For her, the decision to fight for Keytruda was more than just dollars and cents. Or dollars and sense. It was about New Zealand's place in the world.
"You hear the argument, 'we're only a small country, we can't afford everything'. That's true. We have a finite budget.
"But it all comes down to what we stand for as a country and what our vision is. That's where your budget comes from.
"It's no different to the budget of any organisation. It comes down to what your values are and then it's easy to make the decisions that have to be made.
"If we're going to make the choice, around all these diseases we call cancer, that we will let people die, while they can look across the Ditch to Australia and see people living, let's stand up and say it."
Challenging the power-brokers to make a different decision was simply participating in democracy, says Renwick.
"I sincerely believe in the democratic system. But the democratic system is not just electing someone every three years. That's just electing a dictatorship. We're part of the system where we hold our elected representatives accountable. That's all we did."
Sitting in the shade by the pool at her home in Tauranga, Renwick reflects on 2016 as the "strangest of years".
It didn't feel real when she was given a few weeks to live. It didn't feel real when she presented 11,085 signatures on the steps of Parliament. And it didn't feel real when the Government stepping in with more money.
That was the result of hard work by Renwick, and others, which she found exhausting. "Sharing a private pain in public is very difficult."
She also acknowledges some good luck as she keeps winning - touch wood - her own battle with cancer.
Winning the Herald's New Zealander of the Year award is "humbling" and she hopes it will bring closure on a stressful time.
Whatever happens in 2017, Renwick is determined to be grateful for each and every day.
"We drop into patterns where we work, work, work.

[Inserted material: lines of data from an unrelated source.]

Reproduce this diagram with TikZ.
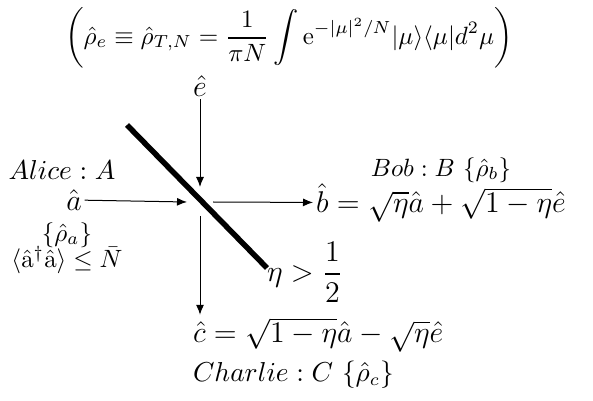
\documentclass[tikz,border=0pt]{standalone}
\usepackage{tikz}
\usetikzlibrary{arrows.meta, positioning, calc}
\usepackage{amsmath}
\usepackage{amssymb}
\tikzset{
  label/.style={inner sep=1pt, font=\fontsize{10.5}{12}\selectfont},
  eqn/.style={inner sep=1pt, font=\fontsize{12.8}{15}\selectfont},
  arrow/.style={-{Latex[length=4pt, width=3.2pt]}, thin},
  splitter/.style={line width=2.2pt},
}

\begin{document}
\begin{tikzpicture}[x=0.4pt, y=0.4pt]
\useasboundingbox (0,0) rectangle (593,400);
% thermal noise input and its state
\node[label, inner sep=0pt, font=\fontsize{10.1}{12}\selectfont] (rhoe) at (289,362) {$\displaystyle\left(\hat\rho_e\equiv\hat\rho_{T,N}=\frac{1}{\pi N}\int \mathrm{e}^{-|\mu|^2/N}|\mu\rangle\langle\mu| d^2\mu\right)$};
\node[eqn] (ehat) at (200,314) {$\hat e$};
% beam splitter
\coordinate (bsc) at (200,198);
\coordinate (bsn) at (200,213);
\coordinate (bsw) at (187,198);
\coordinate (bse) at (213,198);
\coordinate (bss) at (200,184);
\coordinate (bstop) at (127,275);
\coordinate (bsbot) at (267,132);
\draw[splitter] (bstop) -- (bsbot);
\node[label, font=\fontsize{11.5}{14}\selectfont] (eta) at (305,128) {$\eta>\dfrac{1}{2}$};
% Alice
\node[label] (alice) at (62,230) {$Alice:A$};
\node[eqn] (ahat) at (74,200) {$\hat a$};
\node[label, font=\normalsize] (rhoa) at (67,165) {$\{\hat\rho_a\}$};
\node[label, font=\normalsize] (nbar) at (67,140) {$\langle\hat{\mathrm{a}}^\dagger\hat{\mathrm{a}}\rangle\leq\bar N$};
% Bob
\node[eqn, anchor=west] (bhat) at (313,197) {$\hat b=\sqrt{\eta}\hat a+\sqrt{1-\eta}\hat e$};
\node[label, font=\normalsize] (bob) at (441,230) {$Bob:B\ \{\hat\rho_b\}$};
% Charlie
\node[eqn, anchor=west] (chat) at (190,65) {$\hat c=\sqrt{1-\eta}\hat a-\sqrt{\eta}\hat e$};
\node[label, anchor=west, font=\fontsize{10.7}{13}\selectfont] (charlie) at (190,25) {$Charlie:C\ \{\hat\rho_c\}$};
% modes
\draw[arrow] (ehat) -- (bsn);
\draw[arrow] (ahat) -- (bsw);
\draw[arrow] (bse) -- (bhat);
\draw[arrow] (bss) -- (bss |- chat.north);
\end{tikzpicture}
\end{document}
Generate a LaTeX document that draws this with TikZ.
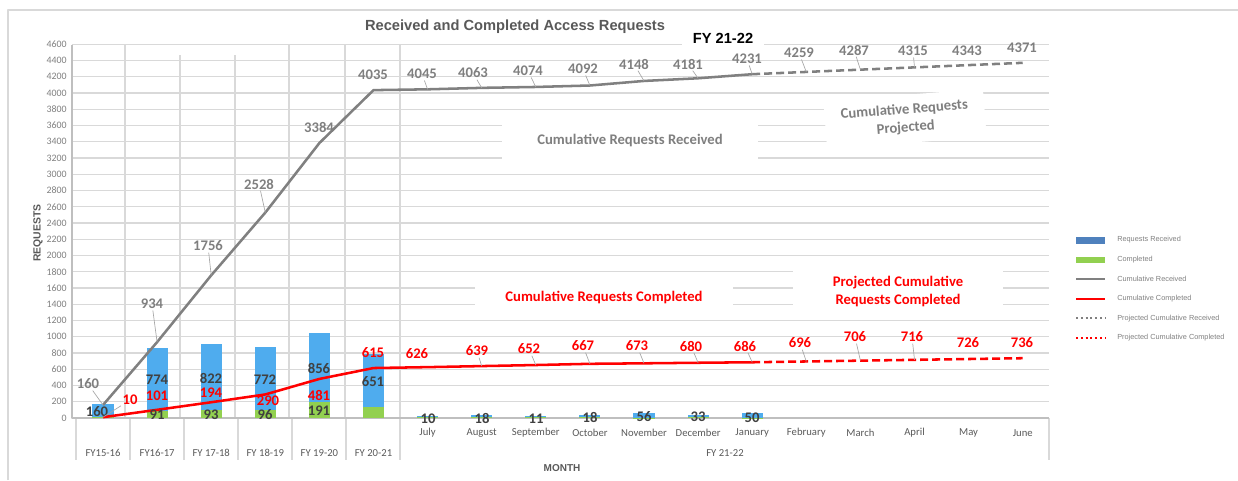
\documentclass[tikz,border=0pt]{standalone}
\usepackage{fontspec}
\setmainfont{Carlito}
\newfontfamily\arialfont{Liberation Sans}
\usepackage{tikz}

\definecolor{barblue}{HTML}{4FACEE}
\definecolor{bargreen}{HTML}{92D050}
\definecolor{legblue}{HTML}{4F81BD}
\definecolor{recvgray}{HTML}{808080}
\definecolor{gridgray}{HTML}{D9D9D9}
\definecolor{axisgray}{HTML}{BFBFBF}
\definecolor{leadgray}{HTML}{A6A6A6}
\definecolor{textgray}{HTML}{595959}
\definecolor{labgray}{HTML}{7F7F7F}
\definecolor{bartext}{HTML}{404040}

\begin{document}
\begin{tikzpicture}[x=0.75pt,y=-0.75pt,line join=round,
        gridline/.style={draw=gridgray,line width=0.8pt},
        ticklabel/.style={font=\fontsize{7.4}{8}\selectfont,text=labgray,anchor=east,inner sep=0pt},
        catlabel/.style={font=\fontsize{8}{9}\selectfont,text=textgray,inner sep=0pt},
        recvlabel/.style={font=\bfseries\fontsize{11}{12}\selectfont,text=labgray,inner sep=1pt},
        donelabel/.style={font=\bfseries\fontsize{11}{12}\selectfont,text=red,inner sep=1pt},
        barlabel/.style={font=\bfseries\fontsize{11}{12}\selectfont,text=bartext,inner sep=0pt},
        leader/.style={draw=leadgray,line width=0.5pt},
        recvline/.style={draw=recvgray,line width=1.9pt},
        doneline/.style={draw=red,line width=1.9pt},
        projected/.style={dash pattern=on 6pt off 3pt},
        note/.style={font=\bfseries\fontsize{11}{13.5}\selectfont,fill=white,align=center,inner sep=0pt},
        legtext/.style={font=\arialfont\fontsize{5.5}{6}\selectfont,text=labgray,anchor=west,inner sep=0pt}]

    \useasboundingbox (0,0) rectangle (1238,480);
    \draw[gridgray,line width=0.8pt] (8,480) -- (8,10) -- (1238,10);

    \node[font=\arialfont\bfseries\fontsize{11}{13}\selectfont,text=textgray] (title) at (515,27) {Received and Completed Access Requests};

    % value grid
    \foreach \val in {0,200,...,4600}{
        \draw[gridline] (72,{418-0.08125*\val}) -- (1049,{418-0.08125*\val});
        \node[ticklabel] (tick-\val) at (67,{418-0.08125*\val}) {\val};
    }
    \foreach \gx/\gy in {125/45,180/55,235/55,289/45,345/45}
        \draw[gridline] (\gx,\gy) -- (\gx,418);
    \draw[gridline] (400,44) -- (400,460);
    \foreach \gx in {76,130,184,238,292,346,1049}
        \draw[gridline] (\gx,418) -- (\gx,460);
    \draw[axisgray,line width=1.2pt] (72,45) -- (72,418) -- (1049,418);

    \node[font=\arialfont\bfseries\fontsize{11}{13}\selectfont,fill=white,inner xsep=8pt,inner ysep=2pt] (fytop) at (723,38) {FY 21-22};

    % bars and line points, in data units
    \begin{scope}[shift={(103,418)},x=40.575pt,y=0.0609375pt]
        \foreach \gv/\bv [count=\i from 0] in {10/160,91/774,93/822,96/772,191/856,134/651,11/10,13/18,13/11,15/18,6/56,7/33,6/50}{
            \fill[bargreen] (\i-0.195,0) rectangle (\i+0.195,\gv);
            \fill[barblue] (\i-0.195,\gv) rectangle (\i+0.195,\gv+\bv);
        }
        \foreach \val [count=\i from 0] in {160,934,1756,2528,3384,4035,4045,4063,4074,4092,4148,4181,4231,4259,4287,4315,4343,4371}
            \coordinate (rc-\i) at (\i,\val);
        \foreach \val [count=\i from 0] in {10,101,194,290,481,615,626,639,652,667,673,680,686,696,706,716,726,736}
            \coordinate (cc-\i) at (\i,\val);
    \end{scope}

    \draw[recvline] (rc-0) \foreach \i in {1,...,12}{ -- (rc-\i)};
    \draw[recvline,projected] (rc-12) \foreach \i in {13,...,17}{ -- (rc-\i)};
    \draw[doneline] (cc-0) \foreach \i in {1,...,12}{ -- (cc-\i)};
    \draw[doneline,projected] (cc-12) \foreach \i in {13,...,17}{ -- (cc-\i)};

    \node[note,text=labgray,minimum width=192pt,minimum height=33pt] (recvnote) at (630,140) {Cumulative Requests Received};
    \node[note,text=labgray,rotate=4.5,minimum width=120pt,minimum height=36pt] (projnote) at (905,119) {Cumulative Requests\\Projected};
    \node[note,text=red,minimum width=193pt,minimum height=25pt] (donenote) at (604,297) {Cumulative Requests Completed};
    \node[note,text=red,minimum width=157pt,minimum height=38pt] (projdonenote) at (898,291) {Projected Cumulative\\Requests Completed};

    % bar values
    \foreach \lab/\lx/\ly in {160/97/412,774/157/380,822/211/378,772/265/380,856/319/368,651/373/382,
            10/428/419,18/482/418,11/536/419,18/590/417,56/644/417,33/698/417,50/752/418,
            91/157/415,93/211/415,96/265/415,191/319/411}
        \node[barlabel] (bl-\lx-\ly) at (\lx,\ly) {\lab};

    % cumulative values
    \foreach \lab/\lx/\ly/\ld [count=\i from 0] in {160/88/384/1,934/152/304/1,1756/208/246/1,2528/259/184/1,
            3384/319/127/0,4035/373/75/0,4045/422/74/1,4063/473/73/1,4074/528/71/1,4092/583/69/1,
            4148/634/64/1,4181/688/64/1,4231/747/59/1,4259/799/53/1,4287/854/50/1,4315/913/51/1,
            4343/967/51/0,4371/1022/48/0}{
        \node[recvlabel] (rl-\i) at (\lx,\ly) {\lab};
        \ifnum\ld=1 \draw[leader] (rl-\i) -- (rc-\i); \fi
    }
    \foreach \lab/\lx/\ly/\ld [count=\i from 0] in {10/130/400/1,101/157/396/0,194/211/393/0,290/268/401/0,
            481/319/395/0,615/373/353/0,626/417/354/0,639/477/351/1,652/529/349/1,667/583/346/1,
            673/637/346/1,680/691/346/1,686/745/346/1,696/800/343/1,706/855/337/1,716/912/337/1,
            726/968/343/0,736/1022/343/0}{
        \node[donelabel] (cl-\i) at (\lx,\ly) {\lab};
        \ifnum\ld=1 \draw[leader] (cl-\i) -- (cc-\i); \fi
    }

    % category axis
    \foreach \cat [count=\i from 0] in {FY15-16,FY16-17,FY 17-18,FY 18-19,FY 19-20,FY 20-21}
        \node[catlabel] (cat-\i) at ({103+54.1*\i},453) {\cat};
    \foreach \cat [count=\i from 6] in {July,August,September,October,November,December,January,February,March,April,May,June}
        \node[catlabel] (cat-\i) at ({103+54.1*\i},433) {\cat};
    \node[catlabel] (fygroup) at (725,453) {FY 21-22};
    \node[catlabel,font=\arialfont\bfseries\fontsize{7.5}{9}\selectfont] (month) at (562,468) {MONTH};
    \node[catlabel,font=\arialfont\bfseries\fontsize{7.8}{9}\selectfont,rotate=90] (requests) at (38,233) {REQUESTS};

    % legend
    \fill[legblue] (1076,237) rectangle (1105,243.5);
    \fill[bargreen] (1076,256.5) rectangle (1105,263);
    \draw[recvline,line width=1.5pt] (1076,279.2) -- (1105,279.2);
    \draw[doneline,line width=1.5pt] (1076,298.8) -- (1105,298.8);
    \draw[recvline,line width=1.5pt,dash pattern=on 1.5pt off 2.1pt] (1076,318.4) -- (1105,318.4);
    \draw[doneline,line width=1.5pt,dash pattern=on 1.5pt off 2.1pt] (1076,338) -- (1105,338);
    \foreach \lab [count=\i from 0] in {Requests Received,Completed,Cumulative Received,Cumulative Completed,Projected Cumulative Received,Projected Cumulative Completed}
        \node[legtext] (leg-\i) at (1117,{240+19.6*\i}) {\lab};

\end{tikzpicture}
\end{document}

But none of us know whether we'll be here tomorrow. It's enjoying life, even just noticing that it's a beautiful day."
The good news about Keytruda and her own health was tempered by the fact that friends she made during the campaign died waiting, or finally received the treatment, but it was too late to take effect.
And in some cases, Keytruda doesn't work.
But for every life cut short by melanoma, Renwick has heard stories where there is now hope.
"You used to get sent out the door and told there's nothing they can do for you. Now there is something they can do for you. And that's really neat."
The Herald New Zealander of the Year
48, lives in Tauranga
Mother of three, married to Wayne
Maths teacher at Mt Maunganui College
May 2015: Diagnosed with Stage 4 melanoma and given weeks to live. Told no treatment available in public system. Started taking dabrafenib, a gene therapy drug, which costs $12,000 a month.
August: Tests showed her cancer had shrunk. But she was told the cancer would become resistant to dabrafenib.
October: She switched to pembrolizumab, better known as Keytruda, which costs $8500 every three weeks.
November: Interviewed in Herald series on funding for cancer treatment. Appalled by "have, have not" divide in health care.
"It seems to me in this country the rich people are able to get treatment and the poor people aren't. They are sent home with lots of painkilling drugs. They are sent home to die. I think that's really wrong."
Starts petition to Parliament requesting more funding for Pharmac to provide pembrolizumab for those with advanced melanoma.
March 2016: Presents petition of 11,085 signatures on steps of Parliament.
May: Government announces $39 million funding boost for Pharmac.
June: Pharmac announces Keytruda will be publicly funded from September.
August: Renwick makes submission on petition to Health Select Committee, unusual because the petition was already successful.
December: Named the Herald's New Zealander of the Year.
The other 2016 New Zealand Herald New Zealander of the Year finalists were: Helen Kelly; Professor Patria Hume; Taika Waititi; Peter Boshier; Jason and Major Timms; Eliza McCartney; Peter Beck, an anonymous mum who brought school seclusion rooms into the light; and Te Whanau o Te Puea Marae.